I've always thought about covers similarly too. One thing to do a verbatim cover in a live setting. That can be super fun for everybody. Give the crowd a fun surprise, the band obviously picked it because they enjoy it... Even if it's a tribute album sort of a thing where people are coming together to celebrate an artist (though as a rule almost every tribute album is complete garbage), I don't love it, but I get it. I hadn't heard they were going to be verbatim, but I'm not surprised and it's totally stupid. It's also just so, so Weezer.

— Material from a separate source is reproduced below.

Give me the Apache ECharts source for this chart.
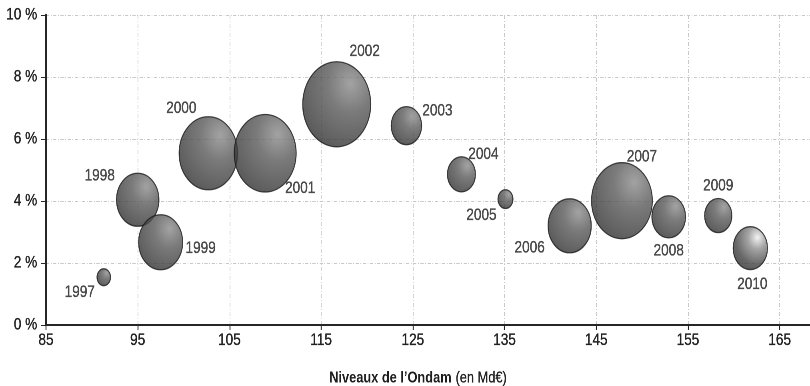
<!DOCTYPE html>
<html>
<head>
<meta charset="utf-8">
<script src="https://cdn.jsdelivr.net/npm/echarts@6/dist/echarts.min.js"></script>
<style>
  html, body { margin: 0; padding: 0; background: #fff; overflow: hidden; width: 810px; height: 386px; }
  /* The chart is laid out wide and compressed horizontally: round bubbles
     become upright ellipses and the lettering gets a condensed look. */
  #chart { width: 1012.5px; height: 386px; transform: scaleX(0.8); transform-origin: 0 0; }
</style>
</head>
<body>
<div id="chart"></div>
<script>
// Ondam level (Md€), growth rate (%) and bubble measure (Md€) per year
const years = ['1997', '1998', '1999', '2000', '2001', '2002', '2003', '2004', '2005', '2006', '2007', '2008', '2009', '2010'];
const ondamLevels = [91.3, 95.0, 97.5, 102.7, 108.9, 116.7, 124.3, 130.3, 135.1, 142.1, 147.8, 152.9, 158.3, 161.8];
const growthRates = [1.54, 4.04, 2.67, 5.54, 5.54, 7.12, 6.43, 4.86, 4.06, 3.20, 4.01, 3.49, 3.53, 2.48];
const bubbleValues = [0.13, 1.28, 1.38, 2.43, 2.74, 3.30, 0.66, 0.56, 0.16, 1.33, 2.64, 0.81, 0.53, 0.84];
const xTicks = [85, 95, 105, 115, 125, 135, 145, 155, 165];
const yTicks = [0, 2, 4, 6, 8, 10];

const SQUEEZE = 0.8;      // horizontal compression applied to the chart box

// Label placement around each bubble (on-screen pixel offset from the centre)
const labelOffsets = {
  '1997': [-24, 15], '1998': [-38, -24], '1999': [40, 6], '2000': [-27, -45],
  '2001': [35, 35], '2002': [28, -53], '2003': [31, -15], '2004': [22, -20],
  '2005': [-24, 16], '2006': [-40, 22], '2007': [20, -44], '2008': [0, 34],
  '2009': [0, -30], '2010': [2, 36]
};

const FONT = '"Liberation Sans", Arial, sans-serif';
const INK = '#222';
const SIZE_K = 46.8;      // bubble diameter per sqrt(Md€)

function bubbleFill(light) {
  return new echarts.graphic.RadialGradient(0.7, 0.26, 0.95, light ? [
    { offset: 0, color: '#f0f0f0' },
    { offset: 0.28, color: '#8e8e8e' },
    { offset: 0.65, color: '#424242' },
    { offset: 1, color: '#242424' }
  ] : [
    { offset: 0, color: '#8c8c8c' },
    { offset: 0.35, color: '#5a5a5a' },
    { offset: 0.72, color: '#3c3c3c' },
    { offset: 1, color: '#242424' }
  ]);
}

const points = years.map((y, i) => ({
  name: y,
  value: [ondamLevels[i], growthRates[i], bubbleValues[i]],
  itemStyle: { color: bubbleFill(y === '2010') },
  label: { offset: [labelOffsets[y][0] / SQUEEZE, labelOffsets[y][1]] }
}));

// Shared text look: slightly heavier strokes than the plain regular weight
const ink = { color: INK, fontSize: 17, fontFamily: FONT, textBorderColor: INK, textBorderWidth: 0.35 };

const gridLine = { color: '#c8c8c8', width: 1, type: [4, 2, 1, 2] };
const axisDark = '#262626';

const chart = echarts.init(document.getElementById('chart'), null, { renderer: 'canvas', devicePixelRatio: 2 });
chart.setOption({
  animation: false,
  backgroundColor: '#fff',
  textStyle: { fontFamily: FONT },
  grid: { left: 46 / SQUEEZE, right: 0, top: 15, bottom: 61, containLabel: false },
  title: {
    left: 414 / SQUEEZE, top: 364, textAlign: 'center',
    text: '{b|Niveaux de l’Ondam} {n|(en Md€)}',
    textStyle: {
      fontWeight: 'normal',
      rich: {
        b: { fontFamily: FONT, fontSize: 16, fontWeight: 'bold', color: '#1e1e1e' },
        n: { fontFamily: FONT, fontSize: 16, fontWeight: 'normal', color: INK, textBorderColor: INK, textBorderWidth: 0.3 }
      }
    }
  },
  xAxis: {
    type: 'value', min: 85, max: 168.35, interval: 10,
    axisLine: { show: true, lineStyle: { color: axisDark, width: 2 } },
    axisTick: { show: true, length: 5, lineStyle: { color: axisDark, width: 1.2 } },
    axisLabel: Object.assign({}, ink, {
      margin: 7,
      showMaxLabel: false,
      formatter: v => (xTicks.indexOf(v) >= 0 ? String(v) : '')
    }),
    splitLine: { show: true, lineStyle: gridLine }
  },
  yAxis: {
    type: 'value', min: 0, max: 10, interval: 2,
    axisLine: { show: true, lineStyle: { color: axisDark, width: 2.5 } },
    axisTick: { show: true, length: 6, lineStyle: { color: axisDark, width: 1 } },
    axisLabel: Object.assign({}, ink, {
      margin: 11,
      formatter: v => (yTicks.indexOf(v) >= 0 ? v + ' %' : '')
    }),
    splitLine: { show: true, lineStyle: gridLine }
  },
  series: [{
    type: 'scatter',
    data: points,
    symbol: 'circle',
    symbolSize: v => SIZE_K * Math.sqrt(v[2]),
    itemStyle: { borderColor: '#1a1a1a', borderWidth: 1.3 },
    label: Object.assign({}, ink, {
      show: true, position: 'inside',
      formatter: p => p.name
    }),
    emphasis: { disabled: true }
  }]
});
</script>
</body>
</html>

Actually, seeing your post made a light bulb question go off over my head. It kind of felt like a ton of scattered thoughts came together. Is Weezer really lazy? Did they build up so much goodwill with those first two records and maybe the well got a little drier and they just somewhere along the line realized that they could just coast (I'm certain this is mixed with a giant spike in cynicism from within)? One of the big things that happened after the second album is that their music started to feel a lot less thoughtful and more phoned in. You could also ask, and maybe this is way more fair, is Rivers just not so interested in music anymore and Weezer is just a good way to keep good money coming in while he does his thing the rest of the time? I mean, there isn't anything wrong with most people not really loving their job and not necessarily really laying it out there every day to be the best at it. I don't know, the notion of a verbatim cover album is such a lazy cash grab (lookin at you too Duran Duran) that given the rest of the track record I think it begs the question.

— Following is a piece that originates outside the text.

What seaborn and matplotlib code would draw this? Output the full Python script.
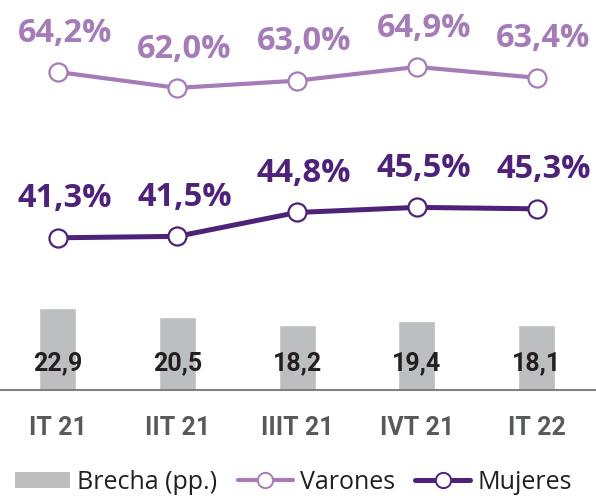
import matplotlib
matplotlib.use("Agg")
import matplotlib.pyplot as plt
import seaborn as sns
import numpy as np
from matplotlib.patches import Patch
from matplotlib.lines import Line2D

# Data
quarters = ["IT 21", "IIT 21", "IIIT 21", "IVT 21", "IT 22"]
brecha = [22.9, 20.5, 18.2, 19.4, 18.1]
varones = [64.2, 62.0, 63.0, 64.9, 63.4]
mujeres = [41.3, 41.5, 44.8, 45.5, 45.3]

c_var = "#a57bb8"
c_muj = "#4f2279"
c_bar = "#bdbec0"
c_text = "#231f20"
c_tick = "#58595b"

sns.set_style("white")
plt.rcParams["font.family"] = ["Roboto", "DejaVu Sans"]

def fmt(v):
    return f"{v:.1f}".replace(".", ",")

fig = plt.figure(figsize=(5.96, 4.96), dpi=100)
ax = fig.add_axes([0, 106 / 496, 1, 390 / 496])
x = np.arange(len(quarters))

# bars (brecha)
sns.barplot(x=x, y=brecha, ax=ax, color=c_bar, width=0.31, saturation=1, native_scale=True)
ax.set_xlim(-0.482, 4.497)
ax.set_ylim(0, 108.9)
for i, v in enumerate(brecha):
    ax.text(i, 7.5, fmt(v), ha="center", va="center", fontsize=18,
            fontweight="bold", color=c_text)

ax.set_xticks(x)
ax.set_xticklabels(quarters, fontsize=18, fontweight="bold", color=c_tick)
ax.tick_params(axis="x", length=0, pad=19)
ax.set_yticks([])
for s in ["top", "right", "left"]:
    ax.spines[s].set_visible(False)
ax.spines["bottom"].set_color("#808080")
ax.spines["bottom"].set_linewidth(1.5)

# lines (tasas)
ax2 = ax.twinx()
ax2.set_ylim(20.28, 74.14)
sns.lineplot(x=x, y=varones, ax=ax2, color=c_var, linewidth=3, marker="o",
             markersize=13, markerfacecolor="white", markeredgecolor=c_var,
             markeredgewidth=1.6)
sns.lineplot(x=x, y=mujeres, ax=ax2, color=c_muj, linewidth=3.6, marker="o",
             markersize=13, markerfacecolor="white", markeredgecolor=c_muj,
             markeredgewidth=1.6)
ax2.set_xlim(-0.482, 4.497)
ax2.set_yticks([])
ax2.axis("off")

pfam = ["Open Sans", "DejaVu Sans"]
for i in range(len(quarters)):
    ax2.annotate(fmt(varones[i]) + "%", (i, varones[i]), xytext=(5, 28),
                 textcoords="offset points", ha="center", va="center",
                 fontsize=23.5, fontweight="bold", color=c_var, family=pfam)
    ax2.annotate(fmt(mujeres[i]) + "%", (i, mujeres[i]), xytext=(5, 28),
                 textcoords="offset points", ha="center", va="center",
                 fontsize=23.5, fontweight="bold", color=c_muj, family=pfam)

handles = [
    Patch(facecolor=c_bar, edgecolor="none"),
    Line2D([], [], color=c_var, lw=3, marker="o", markersize=11,
           markerfacecolor="white", markeredgecolor=c_var, markeredgewidth=1.4),
    Line2D([], [], color=c_muj, lw=3.6, marker="o", markersize=11,
           markerfacecolor="white", markeredgecolor=c_muj, markeredgewidth=1.4),
]
leg = fig.legend(handles, ["Brecha (pp.)", "Varones", "Mujeres"], loc="center",
                 bbox_to_anchor=(0.4925, 0.028), ncol=3, frameon=False,
                 handlelength=2.2, handleheight=0.6, handletextpad=0.3,
                 columnspacing=0.8,
                 prop={"family": pfam, "size": 18})
for t in leg.get_texts():
    t.set_color(c_text)

fig.savefig("out.png", dpi=100)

I also say this as someone who thought The White Album was pretty ok. There is stuff on Green that I liked. I mean, there is Weezer stuff that I hate (Make Believe is the (not hyperbole) worst album I've ever listened to in its entirety), but I actually consider myself kind of a Weezer moderate. Ha! Maybe the truly relevant question is why do I still let myself devote any grey matter processes to Weezer anymore? They're just such a frustrating puzzle, I guess I can't help myself.